Retype nothing except the lines below from the one with "Generate a component" through the one with "Chart.register(...registerables);", exactly, with images left out.

Extracted entries:
------------------------------------------------------------------------

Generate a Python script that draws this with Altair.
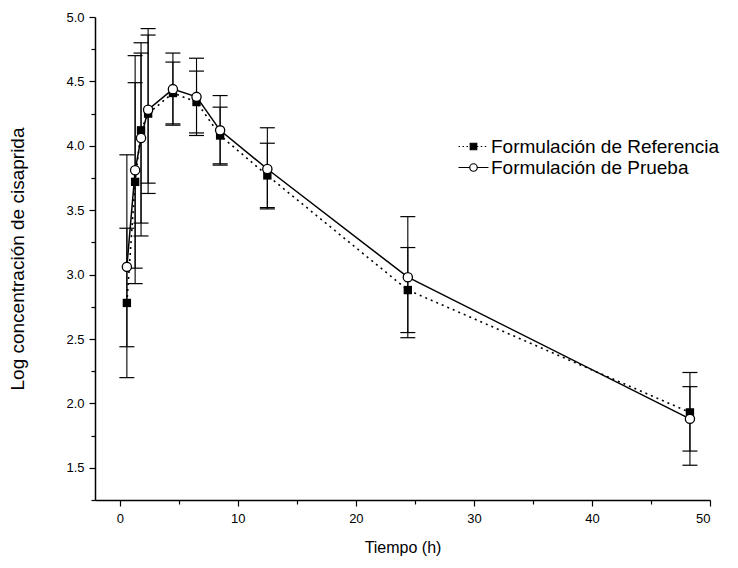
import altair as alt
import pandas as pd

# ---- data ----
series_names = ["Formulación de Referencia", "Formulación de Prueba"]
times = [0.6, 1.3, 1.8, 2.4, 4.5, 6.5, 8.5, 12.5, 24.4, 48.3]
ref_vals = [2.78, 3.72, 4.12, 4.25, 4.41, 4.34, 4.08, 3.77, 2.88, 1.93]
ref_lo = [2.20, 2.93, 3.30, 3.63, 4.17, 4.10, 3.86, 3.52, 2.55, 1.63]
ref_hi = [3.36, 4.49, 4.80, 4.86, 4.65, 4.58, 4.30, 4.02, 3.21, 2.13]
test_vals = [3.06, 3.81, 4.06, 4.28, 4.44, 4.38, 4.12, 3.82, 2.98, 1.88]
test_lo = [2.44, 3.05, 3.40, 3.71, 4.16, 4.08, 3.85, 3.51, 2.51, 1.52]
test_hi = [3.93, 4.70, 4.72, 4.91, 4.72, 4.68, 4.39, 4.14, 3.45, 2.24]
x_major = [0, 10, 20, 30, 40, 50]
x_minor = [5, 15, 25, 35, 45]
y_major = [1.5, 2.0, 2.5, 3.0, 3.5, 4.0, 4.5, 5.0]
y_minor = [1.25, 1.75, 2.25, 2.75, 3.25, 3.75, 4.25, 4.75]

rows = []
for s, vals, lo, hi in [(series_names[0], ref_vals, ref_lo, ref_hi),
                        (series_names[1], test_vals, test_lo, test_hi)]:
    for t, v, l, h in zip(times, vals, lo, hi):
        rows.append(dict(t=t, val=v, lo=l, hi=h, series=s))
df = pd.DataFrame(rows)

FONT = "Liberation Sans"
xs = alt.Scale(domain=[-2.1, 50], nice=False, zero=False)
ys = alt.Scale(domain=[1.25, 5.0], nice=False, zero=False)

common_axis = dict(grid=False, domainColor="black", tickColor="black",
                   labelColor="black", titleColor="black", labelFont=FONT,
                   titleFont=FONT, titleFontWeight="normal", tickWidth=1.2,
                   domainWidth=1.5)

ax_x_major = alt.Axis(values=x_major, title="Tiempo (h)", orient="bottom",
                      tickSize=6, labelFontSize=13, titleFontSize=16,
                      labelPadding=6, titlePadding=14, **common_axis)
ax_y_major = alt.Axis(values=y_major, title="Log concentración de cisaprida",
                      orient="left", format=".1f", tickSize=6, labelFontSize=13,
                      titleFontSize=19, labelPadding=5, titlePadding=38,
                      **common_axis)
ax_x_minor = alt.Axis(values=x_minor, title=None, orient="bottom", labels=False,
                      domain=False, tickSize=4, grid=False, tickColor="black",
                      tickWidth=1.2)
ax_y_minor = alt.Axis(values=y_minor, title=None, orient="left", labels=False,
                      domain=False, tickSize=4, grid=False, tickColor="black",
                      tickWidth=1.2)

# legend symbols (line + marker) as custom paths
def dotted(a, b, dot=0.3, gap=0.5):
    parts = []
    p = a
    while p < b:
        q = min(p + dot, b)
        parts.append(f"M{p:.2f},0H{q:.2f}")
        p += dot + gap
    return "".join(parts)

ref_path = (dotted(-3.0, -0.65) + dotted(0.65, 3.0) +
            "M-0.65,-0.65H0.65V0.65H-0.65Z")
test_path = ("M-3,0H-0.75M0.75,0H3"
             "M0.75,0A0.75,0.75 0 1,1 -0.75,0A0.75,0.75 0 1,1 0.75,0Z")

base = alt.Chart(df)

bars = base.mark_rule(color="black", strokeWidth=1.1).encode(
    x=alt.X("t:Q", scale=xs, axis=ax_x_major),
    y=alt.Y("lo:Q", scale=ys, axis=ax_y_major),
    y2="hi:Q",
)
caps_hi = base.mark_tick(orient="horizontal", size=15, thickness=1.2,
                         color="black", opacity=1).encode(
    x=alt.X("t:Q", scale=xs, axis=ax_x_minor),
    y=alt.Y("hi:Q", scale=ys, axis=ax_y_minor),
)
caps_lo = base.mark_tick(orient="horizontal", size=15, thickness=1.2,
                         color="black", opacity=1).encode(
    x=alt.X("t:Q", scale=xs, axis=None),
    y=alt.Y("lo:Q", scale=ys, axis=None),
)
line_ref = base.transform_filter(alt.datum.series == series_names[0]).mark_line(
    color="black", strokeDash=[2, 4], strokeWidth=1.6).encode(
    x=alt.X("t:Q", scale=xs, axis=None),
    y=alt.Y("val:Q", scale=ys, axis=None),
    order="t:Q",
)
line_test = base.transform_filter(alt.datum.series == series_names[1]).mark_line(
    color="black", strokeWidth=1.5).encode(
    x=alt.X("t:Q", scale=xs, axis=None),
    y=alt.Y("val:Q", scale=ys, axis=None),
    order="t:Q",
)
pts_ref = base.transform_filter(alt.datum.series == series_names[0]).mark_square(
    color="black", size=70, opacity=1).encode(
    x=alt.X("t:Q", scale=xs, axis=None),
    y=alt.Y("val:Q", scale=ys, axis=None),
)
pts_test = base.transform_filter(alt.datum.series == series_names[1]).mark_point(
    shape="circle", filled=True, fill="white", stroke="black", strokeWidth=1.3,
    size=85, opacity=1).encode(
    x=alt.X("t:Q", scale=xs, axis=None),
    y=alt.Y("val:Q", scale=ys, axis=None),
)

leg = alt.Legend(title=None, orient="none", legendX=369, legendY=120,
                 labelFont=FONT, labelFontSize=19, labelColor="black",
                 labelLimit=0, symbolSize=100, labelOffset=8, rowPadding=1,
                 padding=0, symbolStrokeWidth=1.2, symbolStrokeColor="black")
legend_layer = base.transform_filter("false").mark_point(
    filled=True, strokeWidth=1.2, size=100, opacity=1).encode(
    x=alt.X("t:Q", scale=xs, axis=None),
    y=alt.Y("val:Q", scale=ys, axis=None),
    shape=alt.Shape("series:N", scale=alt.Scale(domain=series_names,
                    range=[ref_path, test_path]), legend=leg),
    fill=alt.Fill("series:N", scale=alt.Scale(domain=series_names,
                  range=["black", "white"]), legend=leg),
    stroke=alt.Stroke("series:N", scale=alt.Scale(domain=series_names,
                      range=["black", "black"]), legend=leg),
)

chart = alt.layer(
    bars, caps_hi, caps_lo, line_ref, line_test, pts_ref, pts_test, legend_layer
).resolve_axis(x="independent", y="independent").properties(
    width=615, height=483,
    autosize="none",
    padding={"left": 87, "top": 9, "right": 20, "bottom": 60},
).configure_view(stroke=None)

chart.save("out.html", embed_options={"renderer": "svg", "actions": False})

------------------------------------------------------------------------

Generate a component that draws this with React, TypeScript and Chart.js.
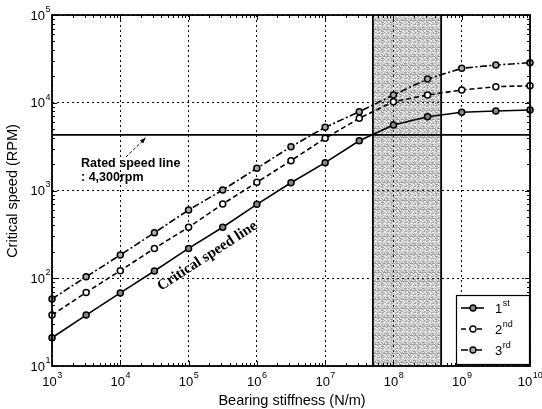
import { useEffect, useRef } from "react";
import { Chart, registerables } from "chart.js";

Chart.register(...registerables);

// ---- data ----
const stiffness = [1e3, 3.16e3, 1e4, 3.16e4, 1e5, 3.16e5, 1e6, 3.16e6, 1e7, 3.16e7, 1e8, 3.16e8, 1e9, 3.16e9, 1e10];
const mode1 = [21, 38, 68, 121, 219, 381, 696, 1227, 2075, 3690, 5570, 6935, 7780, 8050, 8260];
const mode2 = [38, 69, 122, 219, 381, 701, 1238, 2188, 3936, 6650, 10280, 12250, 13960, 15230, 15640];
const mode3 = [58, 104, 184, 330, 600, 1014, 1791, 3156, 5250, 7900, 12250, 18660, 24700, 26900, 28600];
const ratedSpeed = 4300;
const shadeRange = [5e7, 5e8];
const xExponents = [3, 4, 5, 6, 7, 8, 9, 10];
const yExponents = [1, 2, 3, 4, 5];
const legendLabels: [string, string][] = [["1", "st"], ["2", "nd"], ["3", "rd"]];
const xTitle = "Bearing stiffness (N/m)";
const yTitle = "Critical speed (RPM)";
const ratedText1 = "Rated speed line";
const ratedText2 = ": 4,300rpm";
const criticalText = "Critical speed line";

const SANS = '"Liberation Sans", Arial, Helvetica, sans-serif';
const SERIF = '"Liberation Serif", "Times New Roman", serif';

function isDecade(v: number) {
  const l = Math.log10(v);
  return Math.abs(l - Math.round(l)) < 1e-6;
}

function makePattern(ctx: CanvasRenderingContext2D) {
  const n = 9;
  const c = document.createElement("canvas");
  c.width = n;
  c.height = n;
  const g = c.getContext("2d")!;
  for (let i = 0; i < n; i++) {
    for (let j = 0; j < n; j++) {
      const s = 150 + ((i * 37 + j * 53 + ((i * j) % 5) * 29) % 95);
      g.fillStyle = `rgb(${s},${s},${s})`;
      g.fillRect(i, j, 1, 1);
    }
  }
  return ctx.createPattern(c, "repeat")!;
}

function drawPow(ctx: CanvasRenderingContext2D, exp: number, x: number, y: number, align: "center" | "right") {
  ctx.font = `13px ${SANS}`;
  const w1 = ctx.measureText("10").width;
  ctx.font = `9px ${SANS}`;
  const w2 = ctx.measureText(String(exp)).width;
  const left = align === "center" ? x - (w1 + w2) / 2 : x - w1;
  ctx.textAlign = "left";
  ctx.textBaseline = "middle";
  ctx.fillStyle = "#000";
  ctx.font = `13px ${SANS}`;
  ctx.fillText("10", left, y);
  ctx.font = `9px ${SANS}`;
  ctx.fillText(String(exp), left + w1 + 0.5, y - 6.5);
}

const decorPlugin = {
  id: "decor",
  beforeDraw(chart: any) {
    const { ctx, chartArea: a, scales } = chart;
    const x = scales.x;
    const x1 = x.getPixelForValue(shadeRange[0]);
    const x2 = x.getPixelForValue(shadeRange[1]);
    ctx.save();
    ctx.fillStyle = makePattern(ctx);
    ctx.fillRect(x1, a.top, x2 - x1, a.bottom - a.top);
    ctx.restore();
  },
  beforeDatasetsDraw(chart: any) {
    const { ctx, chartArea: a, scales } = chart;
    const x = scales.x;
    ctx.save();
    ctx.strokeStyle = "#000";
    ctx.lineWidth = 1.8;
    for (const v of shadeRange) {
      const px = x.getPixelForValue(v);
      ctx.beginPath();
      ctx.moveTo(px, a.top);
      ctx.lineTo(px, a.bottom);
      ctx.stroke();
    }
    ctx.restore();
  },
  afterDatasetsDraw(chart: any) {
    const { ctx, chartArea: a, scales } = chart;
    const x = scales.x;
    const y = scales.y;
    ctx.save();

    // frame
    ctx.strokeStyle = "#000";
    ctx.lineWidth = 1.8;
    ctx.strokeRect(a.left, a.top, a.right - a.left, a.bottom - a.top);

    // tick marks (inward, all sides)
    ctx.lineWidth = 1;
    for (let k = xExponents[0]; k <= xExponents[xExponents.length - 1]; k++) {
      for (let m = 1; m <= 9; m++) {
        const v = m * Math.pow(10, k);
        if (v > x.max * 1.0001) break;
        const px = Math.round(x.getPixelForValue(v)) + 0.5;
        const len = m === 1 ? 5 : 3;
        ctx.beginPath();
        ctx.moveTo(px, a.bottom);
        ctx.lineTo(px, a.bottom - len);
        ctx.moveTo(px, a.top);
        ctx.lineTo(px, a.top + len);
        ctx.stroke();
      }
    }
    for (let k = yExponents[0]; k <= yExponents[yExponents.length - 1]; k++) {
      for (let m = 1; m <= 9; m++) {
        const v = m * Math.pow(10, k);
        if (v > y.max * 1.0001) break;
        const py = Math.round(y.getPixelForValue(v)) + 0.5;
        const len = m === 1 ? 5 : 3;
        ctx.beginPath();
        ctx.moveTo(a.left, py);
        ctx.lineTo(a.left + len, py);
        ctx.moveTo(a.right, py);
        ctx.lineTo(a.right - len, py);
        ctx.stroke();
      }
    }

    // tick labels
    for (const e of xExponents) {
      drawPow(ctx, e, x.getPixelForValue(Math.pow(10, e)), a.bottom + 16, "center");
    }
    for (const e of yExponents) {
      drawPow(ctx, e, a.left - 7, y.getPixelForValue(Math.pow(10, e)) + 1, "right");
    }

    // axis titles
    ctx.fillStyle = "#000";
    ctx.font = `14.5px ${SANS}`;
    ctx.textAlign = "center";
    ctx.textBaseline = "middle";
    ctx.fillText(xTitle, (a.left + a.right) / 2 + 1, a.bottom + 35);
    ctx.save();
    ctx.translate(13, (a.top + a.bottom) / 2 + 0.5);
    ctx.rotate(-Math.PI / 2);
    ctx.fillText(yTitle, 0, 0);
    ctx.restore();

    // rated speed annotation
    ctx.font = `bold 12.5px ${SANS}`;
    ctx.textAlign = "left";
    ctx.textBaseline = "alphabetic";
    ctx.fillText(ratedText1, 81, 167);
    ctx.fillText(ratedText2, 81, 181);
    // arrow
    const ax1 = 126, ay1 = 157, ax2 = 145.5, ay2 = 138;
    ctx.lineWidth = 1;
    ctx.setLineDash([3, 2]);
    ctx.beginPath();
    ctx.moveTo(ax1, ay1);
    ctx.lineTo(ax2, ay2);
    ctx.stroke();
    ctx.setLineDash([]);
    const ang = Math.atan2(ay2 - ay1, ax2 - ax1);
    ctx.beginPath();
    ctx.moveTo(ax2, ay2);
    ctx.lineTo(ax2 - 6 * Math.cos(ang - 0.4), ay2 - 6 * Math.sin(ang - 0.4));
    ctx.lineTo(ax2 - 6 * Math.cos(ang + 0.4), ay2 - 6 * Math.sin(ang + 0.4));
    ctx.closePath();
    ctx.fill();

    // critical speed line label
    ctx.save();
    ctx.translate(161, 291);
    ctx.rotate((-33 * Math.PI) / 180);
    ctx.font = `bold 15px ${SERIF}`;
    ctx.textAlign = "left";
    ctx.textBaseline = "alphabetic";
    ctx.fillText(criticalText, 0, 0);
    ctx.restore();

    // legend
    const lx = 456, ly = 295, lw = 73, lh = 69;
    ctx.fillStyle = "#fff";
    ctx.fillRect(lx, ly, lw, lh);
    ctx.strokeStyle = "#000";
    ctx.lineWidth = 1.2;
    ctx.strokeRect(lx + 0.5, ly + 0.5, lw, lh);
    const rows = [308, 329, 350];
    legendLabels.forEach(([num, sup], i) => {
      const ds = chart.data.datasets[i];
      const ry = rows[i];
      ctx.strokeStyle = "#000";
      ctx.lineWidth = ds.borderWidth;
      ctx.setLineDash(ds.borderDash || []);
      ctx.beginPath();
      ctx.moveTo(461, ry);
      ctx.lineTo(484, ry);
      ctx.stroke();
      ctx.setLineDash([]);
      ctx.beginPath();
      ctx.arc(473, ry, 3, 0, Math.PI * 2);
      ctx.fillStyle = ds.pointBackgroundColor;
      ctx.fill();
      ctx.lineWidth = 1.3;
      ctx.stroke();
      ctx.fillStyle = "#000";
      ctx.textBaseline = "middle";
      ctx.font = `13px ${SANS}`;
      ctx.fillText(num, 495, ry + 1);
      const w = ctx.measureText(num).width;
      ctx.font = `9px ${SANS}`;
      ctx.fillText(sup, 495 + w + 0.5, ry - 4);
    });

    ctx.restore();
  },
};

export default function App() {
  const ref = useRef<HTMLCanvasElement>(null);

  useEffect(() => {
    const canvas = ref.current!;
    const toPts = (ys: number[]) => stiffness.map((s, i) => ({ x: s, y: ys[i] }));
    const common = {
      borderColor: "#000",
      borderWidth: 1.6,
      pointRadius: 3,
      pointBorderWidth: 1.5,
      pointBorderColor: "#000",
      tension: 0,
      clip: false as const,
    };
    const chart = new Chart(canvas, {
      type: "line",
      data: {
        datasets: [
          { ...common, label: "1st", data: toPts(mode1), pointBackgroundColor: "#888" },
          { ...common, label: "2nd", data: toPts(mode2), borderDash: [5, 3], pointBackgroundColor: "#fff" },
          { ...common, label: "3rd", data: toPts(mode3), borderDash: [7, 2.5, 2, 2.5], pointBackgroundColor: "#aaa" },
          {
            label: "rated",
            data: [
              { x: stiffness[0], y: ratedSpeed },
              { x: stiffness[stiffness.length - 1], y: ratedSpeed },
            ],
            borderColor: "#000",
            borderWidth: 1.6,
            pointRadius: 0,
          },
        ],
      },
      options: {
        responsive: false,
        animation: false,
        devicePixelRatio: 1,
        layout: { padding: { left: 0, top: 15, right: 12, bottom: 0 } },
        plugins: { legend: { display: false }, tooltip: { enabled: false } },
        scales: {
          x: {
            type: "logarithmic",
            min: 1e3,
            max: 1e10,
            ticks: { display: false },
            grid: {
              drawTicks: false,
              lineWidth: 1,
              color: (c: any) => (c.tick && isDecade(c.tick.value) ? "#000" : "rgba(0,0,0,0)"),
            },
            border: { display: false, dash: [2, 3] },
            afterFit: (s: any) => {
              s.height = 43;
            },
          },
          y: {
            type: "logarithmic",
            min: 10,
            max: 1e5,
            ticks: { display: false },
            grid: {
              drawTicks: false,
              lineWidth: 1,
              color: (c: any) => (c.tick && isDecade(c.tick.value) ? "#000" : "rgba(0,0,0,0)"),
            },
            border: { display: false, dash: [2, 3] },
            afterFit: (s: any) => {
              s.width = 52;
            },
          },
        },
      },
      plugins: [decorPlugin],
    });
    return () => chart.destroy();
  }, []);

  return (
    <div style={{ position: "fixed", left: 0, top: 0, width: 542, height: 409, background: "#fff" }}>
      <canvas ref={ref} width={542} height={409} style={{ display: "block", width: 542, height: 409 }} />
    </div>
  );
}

------------------------------------------------------------------------

Final answer:
Generate a component that draws this with React, TypeScript and Chart.js.
import { useEffect, useRef } from "react";
import { Chart, registerables } from "chart.js";

Chart.register(...registerables);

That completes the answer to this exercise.